Moving a CLLocation by x meters

Question

I have a CLLocation defined, and I'd like to move that point x meters to the east and y meters to the south. How may I achieve that?

Answer 1

A conversion to Swift, taken from this answer:

func locationWithBearing(bearingRadians:Double, distanceMeters:Double, origin:CLLocationCoordinate2D) -> CLLocationCoordinate2D {
    let distRadians = distanceMeters / (6372797.6) // earth radius in meters

    let lat1 = origin.latitude * M_PI / 180
    let lon1 = origin.longitude * M_PI / 180

    let lat2 = asin(sin(lat1) * cos(distRadians) + cos(lat1) * sin(distRadians) * cos(bearingRadians))
    let lon2 = lon1 + atan2(sin(bearingRadians) * sin(distRadians) * cos(lat1), cos(distRadians) - sin(lat1) * sin(lat2))

    return CLLocationCoordinate2D(latitude: lat2 * 180 / M_PI, longitude: lon2 * 180 / M_PI)
}

Morgan Chen wrote this:

All of the math in this method is done in radians. At the start of the method, lon1 and lat1 are converted to radians for this purpose as well. Bearing is in radians too. Keep in mind this method takes into account the curvature of the Earth, which you don't really need to do for small distances.

My comments (Mar. 25, 2021):

The calculation used in this method is called solving the "direct geodesic problem", and this is discussed in C.F.F. Karney's article "Algorithms for geodesics", 2012. The code given above uses a technique that is less accurate than the algorithms presented in Karney's article.

Answer 2

Improved swift solution to Peters answer. Only correction is the bearing should be radian while calculation has been made.

 func locationWithBearing(bearing:Double, distanceMeters:Double, origin:CLLocationCoordinate2D) -> CLLocationCoordinate2D {
    let distRadians = distanceMeters / (6372797.6)

    var rbearing = bearing * M_PI / 180.0

    let lat1 = origin.latitude * M_PI / 180
    let lon1 = origin.longitude * M_PI / 180

    let lat2 = asin(sin(lat1) * cos(distRadians) + cos(lat1) * sin(distRadians) * cos(rbearing))
    let lon2 = lon1 + atan2(sin(rbearing) * sin(distRadians) * cos(lat1), cos(distRadians) - sin(lat1) * sin(lat2))

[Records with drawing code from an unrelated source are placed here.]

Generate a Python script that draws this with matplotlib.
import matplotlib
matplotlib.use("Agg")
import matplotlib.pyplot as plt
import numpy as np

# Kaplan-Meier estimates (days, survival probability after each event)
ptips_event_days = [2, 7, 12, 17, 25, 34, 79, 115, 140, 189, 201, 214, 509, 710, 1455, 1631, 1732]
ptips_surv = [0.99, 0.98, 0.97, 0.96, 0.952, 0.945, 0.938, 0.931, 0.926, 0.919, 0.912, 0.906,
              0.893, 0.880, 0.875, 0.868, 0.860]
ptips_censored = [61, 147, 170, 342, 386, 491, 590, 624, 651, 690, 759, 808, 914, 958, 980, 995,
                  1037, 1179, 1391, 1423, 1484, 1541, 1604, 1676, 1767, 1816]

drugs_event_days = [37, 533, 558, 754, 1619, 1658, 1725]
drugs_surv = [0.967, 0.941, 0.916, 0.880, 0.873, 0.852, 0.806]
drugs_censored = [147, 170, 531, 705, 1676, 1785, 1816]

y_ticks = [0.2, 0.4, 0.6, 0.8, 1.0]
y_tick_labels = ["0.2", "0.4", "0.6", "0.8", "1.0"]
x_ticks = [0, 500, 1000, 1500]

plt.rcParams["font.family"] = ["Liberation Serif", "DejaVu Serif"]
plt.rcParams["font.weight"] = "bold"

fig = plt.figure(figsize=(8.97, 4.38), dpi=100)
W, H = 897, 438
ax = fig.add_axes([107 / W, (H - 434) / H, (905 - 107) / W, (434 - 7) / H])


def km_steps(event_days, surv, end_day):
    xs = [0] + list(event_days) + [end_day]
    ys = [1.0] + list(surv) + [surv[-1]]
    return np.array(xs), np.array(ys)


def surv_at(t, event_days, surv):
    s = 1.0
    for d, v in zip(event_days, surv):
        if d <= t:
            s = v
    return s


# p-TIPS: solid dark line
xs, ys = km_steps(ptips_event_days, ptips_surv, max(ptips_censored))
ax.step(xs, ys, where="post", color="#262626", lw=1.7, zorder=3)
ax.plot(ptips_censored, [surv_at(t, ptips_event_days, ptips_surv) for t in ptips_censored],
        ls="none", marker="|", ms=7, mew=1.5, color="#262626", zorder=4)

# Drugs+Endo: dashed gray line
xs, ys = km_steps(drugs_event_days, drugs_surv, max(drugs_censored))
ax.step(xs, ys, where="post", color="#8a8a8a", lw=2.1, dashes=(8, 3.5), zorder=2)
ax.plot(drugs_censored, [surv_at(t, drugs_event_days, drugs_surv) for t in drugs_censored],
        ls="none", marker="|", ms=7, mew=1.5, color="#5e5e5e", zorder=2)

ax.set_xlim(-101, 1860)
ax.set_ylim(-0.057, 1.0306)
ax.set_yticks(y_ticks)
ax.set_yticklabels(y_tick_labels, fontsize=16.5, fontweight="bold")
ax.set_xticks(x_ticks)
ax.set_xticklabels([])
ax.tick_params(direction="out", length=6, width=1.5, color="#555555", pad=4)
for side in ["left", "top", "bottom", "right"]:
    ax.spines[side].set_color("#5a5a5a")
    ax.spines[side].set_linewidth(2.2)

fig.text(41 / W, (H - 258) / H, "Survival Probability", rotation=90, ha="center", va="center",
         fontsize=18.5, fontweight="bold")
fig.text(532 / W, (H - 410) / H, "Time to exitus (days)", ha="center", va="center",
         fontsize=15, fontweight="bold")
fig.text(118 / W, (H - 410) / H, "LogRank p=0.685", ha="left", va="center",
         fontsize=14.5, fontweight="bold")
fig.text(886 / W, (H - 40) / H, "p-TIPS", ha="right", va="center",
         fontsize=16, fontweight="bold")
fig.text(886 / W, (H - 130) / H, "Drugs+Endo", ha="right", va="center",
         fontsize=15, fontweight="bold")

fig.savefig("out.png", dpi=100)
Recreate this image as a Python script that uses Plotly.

    return CLLocationCoordinate2D(latitude: lat2 * 180 / M_PI, longitude: lon2 * 180 / M_PI)
}

Answer 3

Great post, here's the Obj-C wrapper for those who love copy/paste:

- (CLLocationCoordinate2D) locationWithBearing:(float)bearing distance:(float)distanceMeters fromLocation:(CLLocationCoordinate2D)origin {
    CLLocationCoordinate2D target;
    const double distRadians = distanceMeters / (6372797.6); // earth radius in meters

    float lat1 = origin.latitude * M_PI / 180;
    float lon1 = origin.longitude * M_PI / 180;

    float lat2 = asin( sin(lat1) * cos(distRadians) + cos(lat1) * sin(distRadians) * cos(bearing));
    float lon2 = lon1 + atan2( sin(bearing) * sin(distRadians) * cos(lat1),
                     cos(distRadians) - sin(lat1) * sin(lat2) );

    target.latitude = lat2 * 180 / M_PI;
    target.longitude = lon2 * 180 / M_PI; // no need to normalize a heading in degrees to be within -179.999999° to 180.00000°

    return target;
}

Answer 4

There is a C function that is close to what you are asking but it takes a bearing and distance. It's in my UtilitiesGeo class on github. You would pass the latitude and longitude from your CLLocation to it and then create a new CLLocation from the resulting lat2 and lon2 that it returns:

/*-------------------------------------------------------------------------
* Given a starting lat/lon point on earth, distance (in meters)
* and bearing, calculates destination coordinates lat2/lon2.
*
* all params in degrees
*-------------------------------------------------------------------------*/
void destCoordsInDegrees(double lat1, double lon1,
                         double distanceMeters, double bearing,
                         double* lat2, double* lon2);

If you can't use that, take a look at the algorithms that it was derived from here and here and perhaps you can modify it or those sites might have something closer to your needs.